Written instruction: Repeat the lines below exactly as they appear, but leave out the images.

Raw data:
::::::::
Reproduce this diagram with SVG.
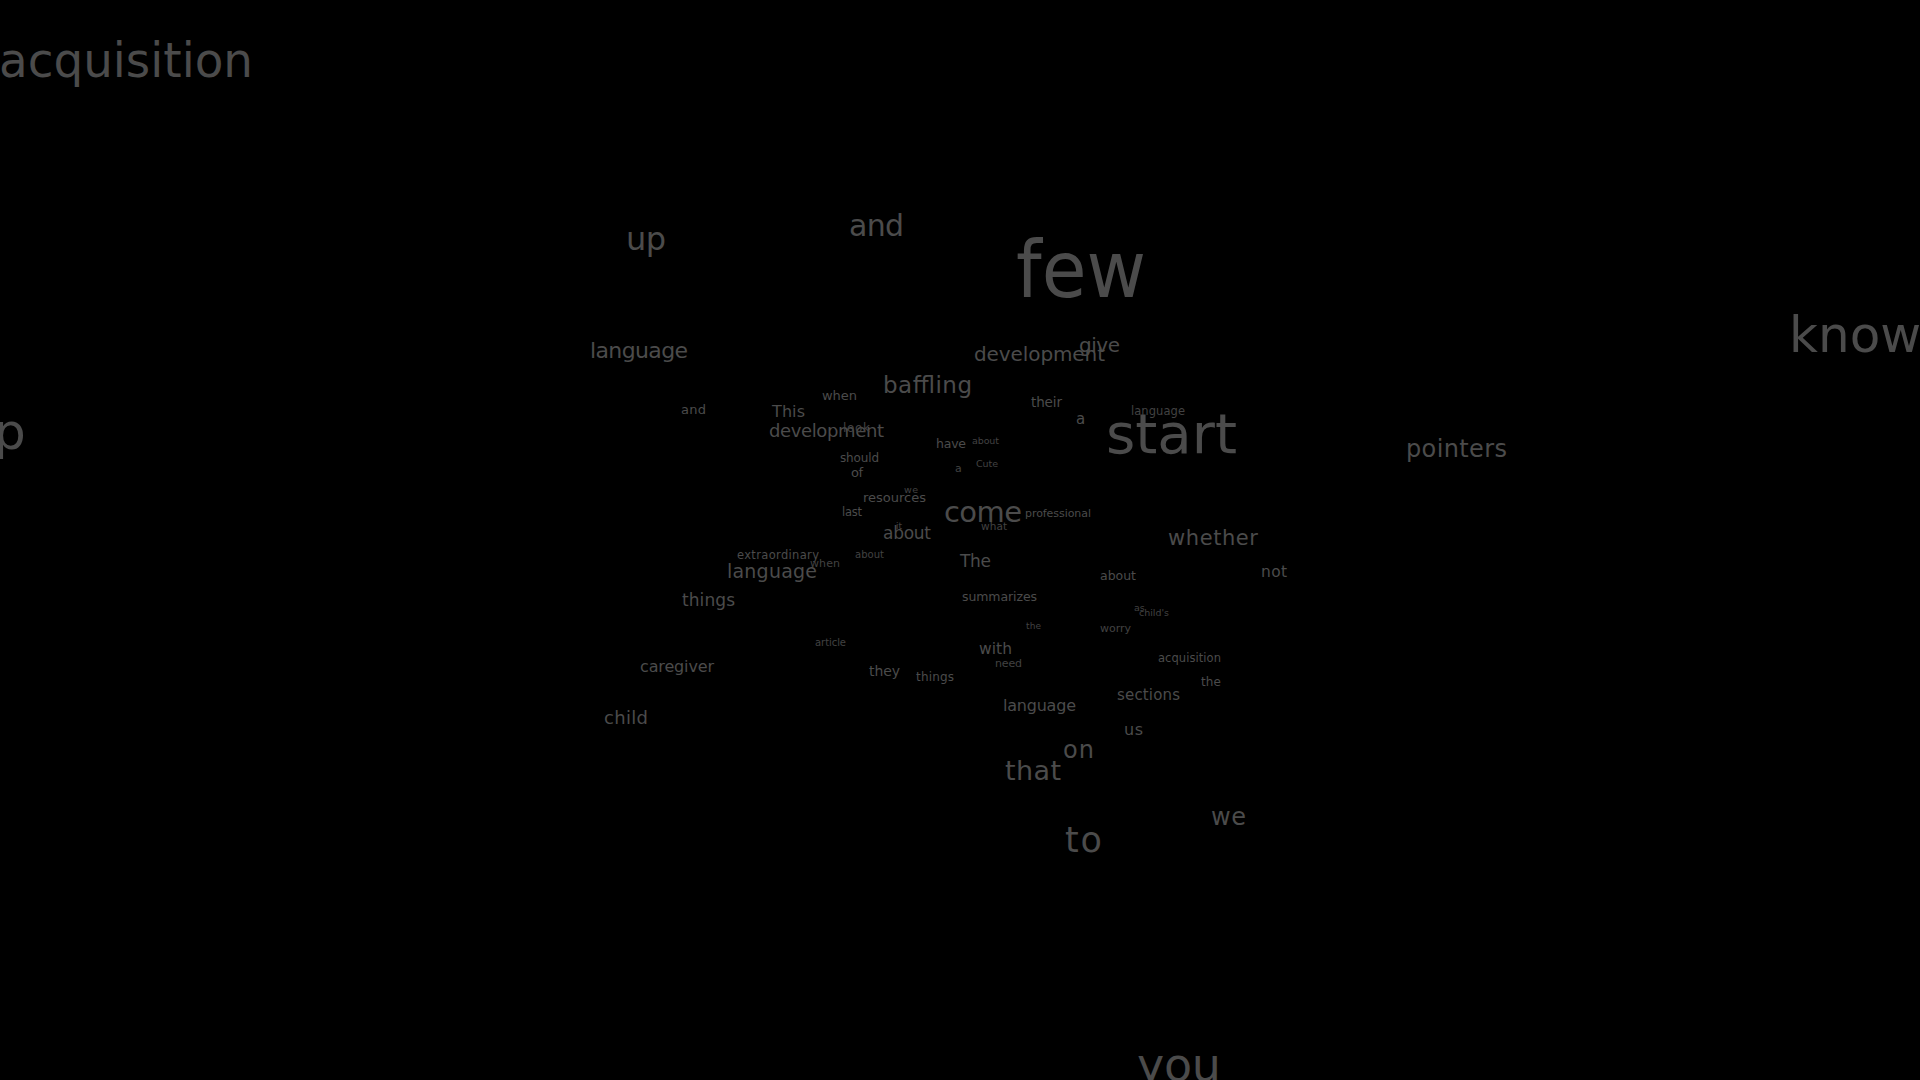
<svg xmlns="http://www.w3.org/2000/svg" width="1920" height="1080" viewBox="0 0 1920 1080">
<style>
text{font-family:"DejaVu Sans","Liberation Sans",sans-serif;fill:#4b4b4b}
.d{fill:#424242}
</style>
<rect x="0" y="0" width="1920" height="1080" fill="#000"/>
<g id="words">
<text id="w1" x="-1" y="77" font-size="48" textLength="254" lengthAdjust="spacingAndGlyphs">acquisition</text>
<text id="w2" x="626" y="250" font-size="32" textLength="40">up</text>
<text id="w3" x="849" y="236" font-size="30" textLength="55">and</text>
<text id="w4" x="1016" y="297" font-size="78" textLength="130" lengthAdjust="spacingAndGlyphs">few</text>
<text id="w5" x="1789" y="352" font-size="50">know</text>
<text id="w6" x="-6" y="449" font-size="50">p</text>
<text id="w7" x="590" y="358" font-size="22" textLength="98">language</text>
<text id="w8" x="974" y="361" font-size="20" textLength="131">development</text>
<text id="w9" x="1079" y="352" font-size="20" textLength="41">give</text>
<text id="w10" x="883" y="393" font-size="23" textLength="89">baffling</text>
<text id="w11" x="1106" y="453" font-size="55" textLength="131" lengthAdjust="spacingAndGlyphs">start</text>
<text id="w12" x="1406" y="457" font-size="24" textLength="101">pointers</text>
<text id="w13" x="944" y="522" font-size="29" textLength="78">come</text>
<text id="w14" x="1168" y="545" font-size="21" textLength="90">whether</text>
<text id="w15" x="883" y="539" font-size="17" textLength="48">about</text>
<text id="w16" x="772" y="417" font-size="16" textLength="33">This</text>
<text id="w17" x="769" y="437" font-size="18" textLength="115">development</text>
<text id="w18" x="727" y="578" font-size="19" textLength="90">language</text>
<text id="w19" x="737" y="559" font-size="11.5" textLength="82">extraordinary</text>
<text id="w20" x="682" y="606" font-size="17" textLength="53">things</text>
<text id="w21" x="640" y="672" font-size="16" textLength="74">caregiver</text>
<text id="w22" x="604" y="724" font-size="18" textLength="44">child</text>
<text id="w23" x="960" y="567" font-size="17" textLength="31">The</text>
<text id="w24" x="962" y="601" font-size="12.5" textLength="75">summarizes</text>
<text id="w25" x="979" y="654" font-size="15.5" textLength="33">with</text>
<text id="w26" x="869" y="676" font-size="14" textLength="31">they</text>
<text id="w27" x="916" y="681" font-size="12" textLength="38">things</text>
<text id="w28" x="1003" y="711" font-size="16" textLength="73">language</text>
<text id="w29" x="1117" y="700" font-size="15" textLength="63">sections</text>
<text id="w30" x="1124" y="735" font-size="16" textLength="19">us</text>
<text id="w31" x="1063" y="758" font-size="24" textLength="31">on</text>
<text id="w32" x="1005" y="780" font-size="27" textLength="56">that</text>
<text id="w33" x="1211" y="825" font-size="24" textLength="35">we</text>
<text id="w34" x="1065" y="852" font-size="35" textLength="37">to</text>
<text id="w35" x="1137" y="1081" font-size="46" textLength="84">you</text>
<text id="w36" x="1261" y="577" font-size="15.5" textLength="26">not</text>
<text id="w37" x="1100" y="580" font-size="12.5" textLength="36">about</text>
<text id="w38" x="1100" y="632" font-size="11" textLength="31" class="d">worry</text>
<text id="w39" x="1158" y="662" font-size="11.5" textLength="63">acquisition</text>
<text id="w40" x="1201" y="686" font-size="12" textLength="20">the</text>
<text id="w41" x="1139" y="616" font-size="9.5" textLength="30" class="d">child's</text>
<text id="w42" x="1134" y="611" font-size="9.5" class="d">as</text>
<text id="w43" x="1026" y="629" font-size="9" textLength="15" class="d">the</text>
<text id="w44" x="995" y="667" font-size="11" textLength="27" class="d">need</text>
<text id="w45" x="815" y="646" font-size="10" textLength="31" class="d">article</text>
<text id="w46" x="810" y="567" font-size="11" textLength="30" class="d">when</text>
<text id="w47" x="855" y="558" font-size="10" textLength="29" class="d">about</text>
<text id="w48" x="842" y="516" font-size="11.5" textLength="20">last</text>
<text id="w49" x="863" y="502" font-size="13" textLength="63">resources</text>
<text id="w50" x="904" y="493" font-size="9.5" textLength="14" class="d">we</text>
<text id="w51" x="896" y="529" font-size="9" class="d">it</text>
<text id="w52" x="840" y="462" font-size="12" textLength="39">should</text>
<text id="w53" x="851" y="477" font-size="13" textLength="12">of</text>
<text id="w54" x="955" y="472" font-size="11" class="d">a</text>
<text id="w55" x="976" y="467" font-size="9.5" textLength="22" class="d">Cute</text>
<text id="w56" x="936" y="448" font-size="12.5" textLength="30">have</text>
<text id="w57" x="972" y="444" font-size="9.5" textLength="27" class="d">about</text>
<text id="w58" x="822" y="400" font-size="13" textLength="35">when</text>
<text id="w59" x="681" y="414" font-size="13" textLength="25">and</text>
<text id="w60" x="843" y="432" font-size="12" textLength="27" class="d">look</text>
<text id="w61" x="1031" y="407" font-size="13.5" textLength="31">their</text>
<text id="w62" x="1076" y="424" font-size="15">a</text>
<text id="w63" x="1131" y="415" font-size="11.5" textLength="54" class="d">language</text>
<text id="w64" x="1025" y="517" font-size="11" textLength="66">professional</text>
<text id="w65" x="981" y="530" font-size="10.5" textLength="26" class="d">what</text>
</g>
</svg>
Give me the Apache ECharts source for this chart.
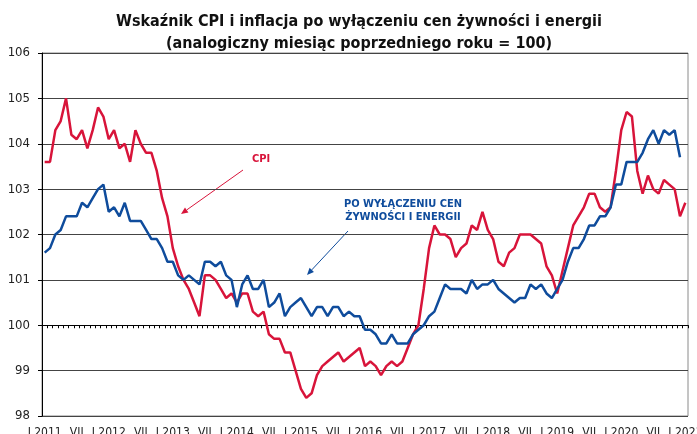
::::::::
Task output:
Reproduce this diagram with SVG.
<svg xmlns="http://www.w3.org/2000/svg" width="1920" height="1080" viewBox="0 0 1920 1080">
<style>
text{font-family:"DejaVu Sans","Liberation Sans",sans-serif;fill:#4b4b4b}
.d{fill:#424242}
</style>
<rect x="0" y="0" width="1920" height="1080" fill="#000"/>
<g id="words">
<text id="w1" x="-1" y="77" font-size="48" textLength="254" lengthAdjust="spacingAndGlyphs">acquisition</text>
<text id="w2" x="626" y="250" font-size="32" textLength="40">up</text>
<text id="w3" x="849" y="236" font-size="30" textLength="55">and</text>
<text id="w4" x="1016" y="297" font-size="78" textLength="130" lengthAdjust="spacingAndGlyphs">few</text>
<text id="w5" x="1789" y="352" font-size="50">know</text>
<text id="w6" x="-6" y="449" font-size="50">p</text>
<text id="w7" x="590" y="358" font-size="22" textLength="98">language</text>
<text id="w8" x="974" y="361" font-size="20" textLength="131">development</text>
<text id="w9" x="1079" y="352" font-size="20" textLength="41">give</text>
<text id="w10" x="883" y="393" font-size="23" textLength="89">baffling</text>
<text id="w11" x="1106" y="453" font-size="55" textLength="131" lengthAdjust="spacingAndGlyphs">start</text>
<text id="w12" x="1406" y="457" font-size="24" textLength="101">pointers</text>
<text id="w13" x="944" y="522" font-size="29" textLength="78">come</text>
<text id="w14" x="1168" y="545" font-size="21" textLength="90">whether</text>
<text id="w15" x="883" y="539" font-size="17" textLength="48">about</text>
<text id="w16" x="772" y="417" font-size="16" textLength="33">This</text>
<text id="w17" x="769" y="437" font-size="18" textLength="115">development</text>
<text id="w18" x="727" y="578" font-size="19" textLength="90">language</text>
<text id="w19" x="737" y="559" font-size="11.5" textLength="82">extraordinary</text>
<text id="w20" x="682" y="606" font-size="17" textLength="53">things</text>
<text id="w21" x="640" y="672" font-size="16" textLength="74">caregiver</text>
<text id="w22" x="604" y="724" font-size="18" textLength="44">child</text>
<text id="w23" x="960" y="567" font-size="17" textLength="31">The</text>
<text id="w24" x="962" y="601" font-size="12.5" textLength="75">summarizes</text>
<text id="w25" x="979" y="654" font-size="15.5" textLength="33">with</text>
<text id="w26" x="869" y="676" font-size="14" textLength="31">they</text>
<text id="w27" x="916" y="681" font-size="12" textLength="38">things</text>
<text id="w28" x="1003" y="711" font-size="16" textLength="73">language</text>
<text id="w29" x="1117" y="700" font-size="15" textLength="63">sections</text>
<text id="w30" x="1124" y="735" font-size="16" textLength="19">us</text>
<text id="w31" x="1063" y="758" font-size="24" textLength="31">on</text>
<text id="w32" x="1005" y="780" font-size="27" textLength="56">that</text>
<text id="w33" x="1211" y="825" font-size="24" textLength="35">we</text>
<text id="w34" x="1065" y="852" font-size="35" textLength="37">to</text>
<text id="w35" x="1137" y="1081" font-size="46" textLength="84">you</text>
<text id="w36" x="1261" y="577" font-size="15.5" textLength="26">not</text>
<text id="w37" x="1100" y="580" font-size="12.5" textLength="36">about</text>
<text id="w38" x="1100" y="632" font-size="11" textLength="31" class="d">worry</text>
<text id="w39" x="1158" y="662" font-size="11.5" textLength="63">acquisition</text>
<text id="w40" x="1201" y="686" font-size="12" textLength="20">the</text>
<text id="w41" x="1139" y="616" font-size="9.5" textLength="30" class="d">child's</text>
<text id="w42" x="1134" y="611" font-size="9.5" class="d">as</text>
<text id="w43" x="1026" y="629" font-size="9" textLength="15" class="d">the</text>
<text id="w44" x="995" y="667" font-size="11" textLength="27" class="d">need</text>
<text id="w45" x="815" y="646" font-size="10" textLength="31" class="d">article</text>
<text id="w46" x="810" y="567" font-size="11" textLength="30" class="d">when</text>
<text id="w47" x="855" y="558" font-size="10" textLength="29" class="d">about</text>
<text id="w48" x="842" y="516" font-size="11.5" textLength="20">last</text>
<text id="w49" x="863" y="502" font-size="13" textLength="63">resources</text>
<text id="w50" x="904" y="493" font-size="9.5" textLength="14" class="d">we</text>
<text id="w51" x="896" y="529" font-size="9" class="d">it</text>
<text id="w52" x="840" y="462" font-size="12" textLength="39">should</text>
<text id="w53" x="851" y="477" font-size="13" textLength="12">of</text>
<text id="w54" x="955" y="472" font-size="11" class="d">a</text>
<text id="w55" x="976" y="467" font-size="9.5" textLength="22" class="d">Cute</text>
<text id="w56" x="936" y="448" font-size="12.5" textLength="30">have</text>
<text id="w57" x="972" y="444" font-size="9.5" textLength="27" class="d">about</text>
<text id="w58" x="822" y="400" font-size="13" textLength="35">when</text>
<text id="w59" x="681" y="414" font-size="13" textLength="25">and</text>
<text id="w60" x="843" y="432" font-size="12" textLength="27" class="d">look</text>
<text id="w61" x="1031" y="407" font-size="13.5" textLength="31">their</text>
<text id="w62" x="1076" y="424" font-size="15">a</text>
<text id="w63" x="1131" y="415" font-size="11.5" textLength="54" class="d">language</text>
<text id="w64" x="1025" y="517" font-size="11" textLength="66">professional</text>
<text id="w65" x="981" y="530" font-size="10.5" textLength="26" class="d">what</text>
</g>
</svg>
Give me the Apache ECharts source for this chart.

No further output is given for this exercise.